Je rougis en repensant aux sensations puis bredouillai :
– Heu… Oui… C'était... assez extraordinaire comme expérience… j'irai même jusqu'à dire hallucinant. C'est comme si on avait affiné chacun de mes sens. Tout me paraît dix fois plus puissant. C'est déstabilisant… A ton avis, les effets vont durer longtemps ?
Je le vis hocher la tête puis hausser les épaules en écho à mes paroles. Il semblait d'une part comprendre l'augmentation de mes perceptions, peut-être en écho à ses mutations, tout en n'ayant pas de réponse à m'offrir sur la durée des effets. Tant pis, nous évaluerions au fil de la journée. Il était plus que temps de reprendre notre route, cet intermède avait duré plus longtemps que prévu. Au moins toutes mes douleurs étaient-elles soulagées.
Nous nous préparâmes donc à partir, rassemblâmes nos quelques affaires, nous assurâmes que le feu était bien éteint et Geralt me déposa sur le pommeau de sa selle avant de mettre le pied à l'étrier. Cette dernière étape avant mon village devait se faire par les bois touffus, la jument garda donc le pas. Je bénis mentalement cette impossibilité de trotter : l'huile sur ma peau continuait de faire son effet aphrodisiaque et sensibilisant ce qui me provoquait des sensations de frottement diaboliques à cause du pommeau de la selle.
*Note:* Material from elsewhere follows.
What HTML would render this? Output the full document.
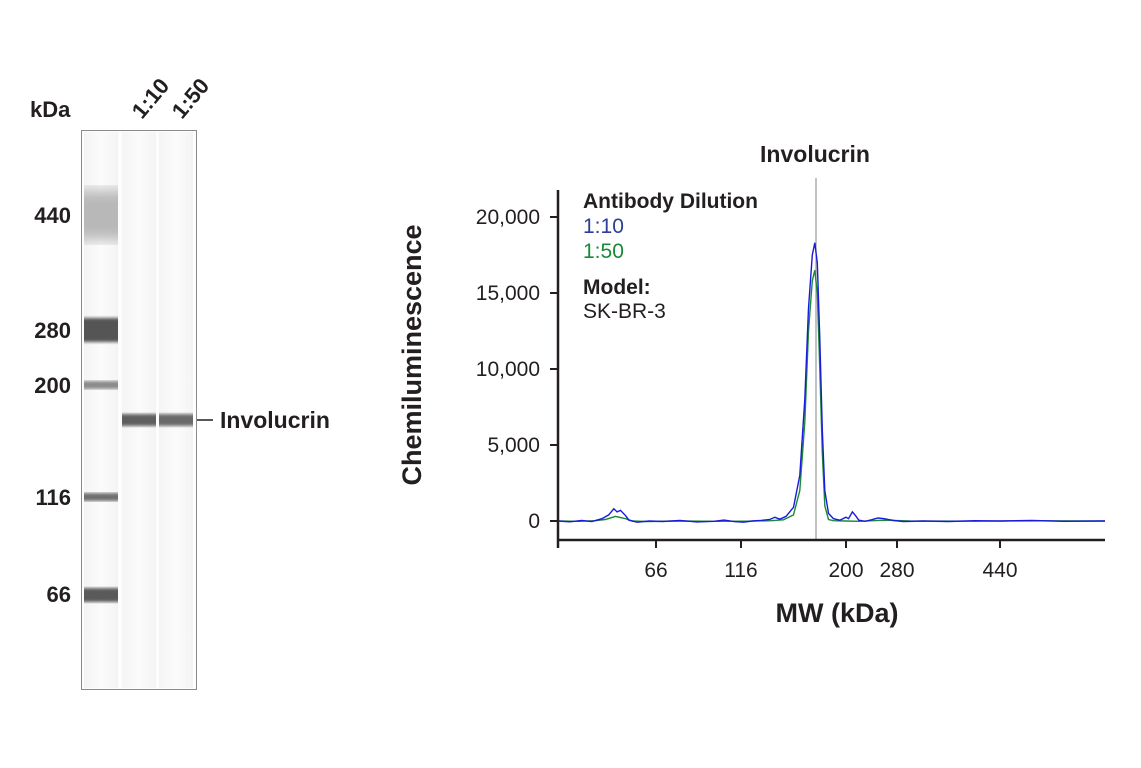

J'essayais de me détourner de cette douce torture en goûtant la forêt avec tous mes sens décuplés.
J'avais toujours particulièrement aimé ce lieu de paix où les arbres sont si hauts qu'ils semblent former une cathédrale de verdure à travers laquelle filtrent les rayons du soleil, projetant des éclats dorés et mouvants. Présentement, chaque détail alentour m'apparaissait avec une netteté incomparable et mon cerveau m'offrait en complément les sensations associées me donnant l'impression de toucher et humer les tronc et les feuilles naissantes rien qu'en les embrassant du regard. Un écureuil, d'un magnifique roux flamboyant, nous accompagna un petit moment, sautant de branche en branche, d'arbre en arbre en parallèle de notre jument. C'était un ravissement de le voir si agile, si proche que j'aurai pu en compter ses poils de moustache. Un peu plus loin ce sont de jolies petites mésanges à longue queue qui m'emplirent de joie par leur présence.
Régulièrement mon corps se rappelait à moi et je devais faire cet effort volontaire et prolongé de me détourner de mes sensations tactiles. Cela devenait de plus en plus laborieux et ma respiration commençait à s'en ressentir. C'est ce qui dut mettre la puce à l'oreille de Geralt qui proposa une halte prétextant un besoin pressant. Et quel besoin ! C'est quand je le vis descendre de cheval en marchant les jambes écartées que je compris qu'il était dans un état d'excitation comparable au mien. Cela semblait même presque douloureux. Il me prit, sans détour, ôtant le stricte minimum de vêtements, à la hussarde, adossée au tronc rugueux d'un chêne centenaire. J'étais toujours sous l'effet de la mandragore ce qui rendit l'expérience particulièrement intense. Quand l'orgasme libérateur, qui se préparait depuis des heures, éclata, j'eus bon espoir d'être enfin soulagée de cette torture par le plaisir. Je pris le parti de marcher quelques temps auprès de la jument pour éviter de nouvelles stimulations embarrassantes.